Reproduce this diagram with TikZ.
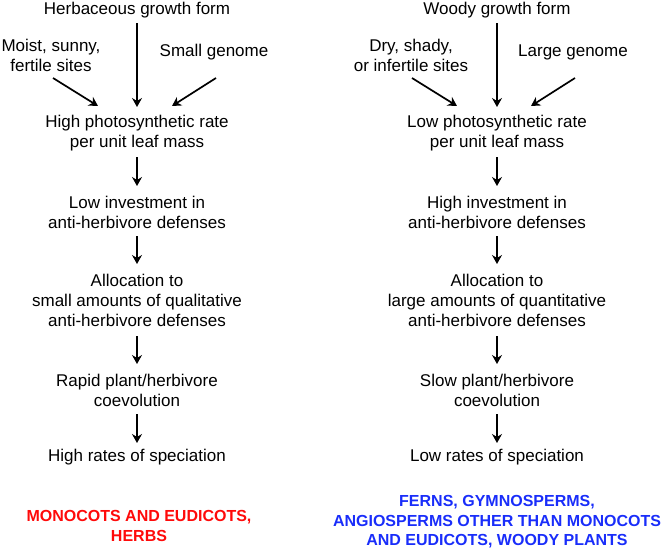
\documentclass[tikz,border=0pt]{standalone}
\usepackage{fontspec}
\setmainfont{Liberation Sans}
\usetikzlibrary{arrows.meta,calc}

\definecolor{herbred}{RGB}{255,10,10}
\definecolor{woodblue}{RGB}{25,45,250}

\tikzset{
  txt/.style={align=center, inner sep=0pt,
    font=\fontsize{17}{20}\selectfont},
  taxa/.style={align=center, inner sep=0pt,
    font=\fontsize{16}{19.5}\selectfont\bfseries},
  arr/.style={line width=1.7pt,
    -{Stealth[length=9pt,width=10pt,inset=3pt]}},
}

\begin{document}
\begin{tikzpicture}[x=1pt,y=-1pt]
\useasboundingbox (0,0) rectangle (666,552);

% ---------- herbaceous column ----------
\node[txt] (hL) at (137,10) {Herbaceous growth form};
\node[txt] (sitesL) at (51,55) {Moist, sunny,\\fertile sites};
\node[txt] (genL) at (214,52) {Small genome};
\node[txt] (photoL) at (137,133) {High photosynthetic rate\\per unit leaf mass};
\node[txt] (investL) at (137,212) {Low investment in\\anti-herbivore defenses};
\node[txt] (allocL) at (137,300) {Allocation to\\small amounts of qualitative\\anti-herbivore defenses};
\node[txt] (coevoL) at (137,390) {Rapid plant/herbivore\\coevolution};
\node[txt] (specL) at (137,457) {High rates of speciation};
\node[taxa, text=herbred] (taxaL) at (139,526) {MONOCOTS AND EUDICOTS,\\HERBS};

% ---------- woody column ----------
\node[txt] (hR) at (497,10) {Woody growth form};
\node[txt] (sitesR) at (411,55) {Dry, shady,\\or infertile sites};
\node[txt] (genR) at (573,52) {Large genome};
\node[txt] (photoR) at (497,133) {Low photosynthetic rate\\per unit leaf mass};
\node[txt] (investR) at (497,212) {High investment in\\anti-herbivore defenses};
\node[txt] (allocR) at (497,300) {Allocation to\\large amounts of quantitative\\anti-herbivore defenses};
\node[txt] (coevoR) at (497,390) {Slow plant/herbivore\\coevolution};
\node[txt] (specR) at (497,457) {Low rates of speciation};
\node[taxa, text=woodblue] (taxaR) at (497,522) {FERNS, GYMNOSPERMS,\\ANGIOSPERMS OTHER THAN MONOCOTS\\AND EUDICOTS, WOODY PLANTS};

% ---------- converging arrows into the photosynthesis nodes ----------
\draw[arr] ($(sitesL.center)+(2,23)$) -- ($(photoL.center)+(-39,-27)$);
\draw[arr] ($(genL.center)+(2,26)$) -- ($(photoL.center)+(35,-27)$);
\draw[arr] (hL.center) [shorten <=13pt, shorten >=26pt] -- (photoL.center);

\draw[arr] ($(sitesR.center)+(1,23)$) -- ($(photoR.center)+(-40,-27)$);
\draw[arr] ($(genR.center)+(2,26)$) -- ($(photoR.center)+(34,-27)$);
\draw[arr] (hR.center) [shorten <=13pt, shorten >=26pt] -- (photoR.center);

% ---------- vertical chains ----------
\foreach \c in {L,R}{
  \draw[arr, shorten <=24pt, shorten >=26pt] (photo\c.center) -- (invest\c.center);
  \draw[arr, shorten <=24pt, shorten >=36pt] (invest\c.center) -- (alloc\c.center);
  \draw[arr, shorten <=36pt, shorten >=26pt] (alloc\c.center) -- (coevo\c.center);
  \draw[arr, shorten <=24pt, shorten >=14pt] (coevo\c.center) -- (spec\c.center);
}
\end{tikzpicture}
\end{document}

▶ DESCRIPTION OF THE TASK
Leave out the pictures and repeat exactly the lines from the start of the material through the line that contains "(0,0) rectangle (666,552);", both included.

▶ TASK SOLUTION
Reproduce this diagram with TikZ.
\documentclass[tikz,border=0pt]{standalone}
\usepackage{fontspec}
\setmainfont{Liberation Sans}
\usetikzlibrary{arrows.meta,calc}

\definecolor{herbred}{RGB}{255,10,10}
\definecolor{woodblue}{RGB}{25,45,250}

\tikzset{
  txt/.style={align=center, inner sep=0pt,
    font=\fontsize{17}{20}\selectfont},
  taxa/.style={align=center, inner sep=0pt,
    font=\fontsize{16}{19.5}\selectfont\bfseries},
  arr/.style={line width=1.7pt,
    -{Stealth[length=9pt,width=10pt,inset=3pt]}},
}

\begin{document}
\begin{tikzpicture}[x=1pt,y=-1pt]
\useasboundingbox (0,0) rectangle (666,552);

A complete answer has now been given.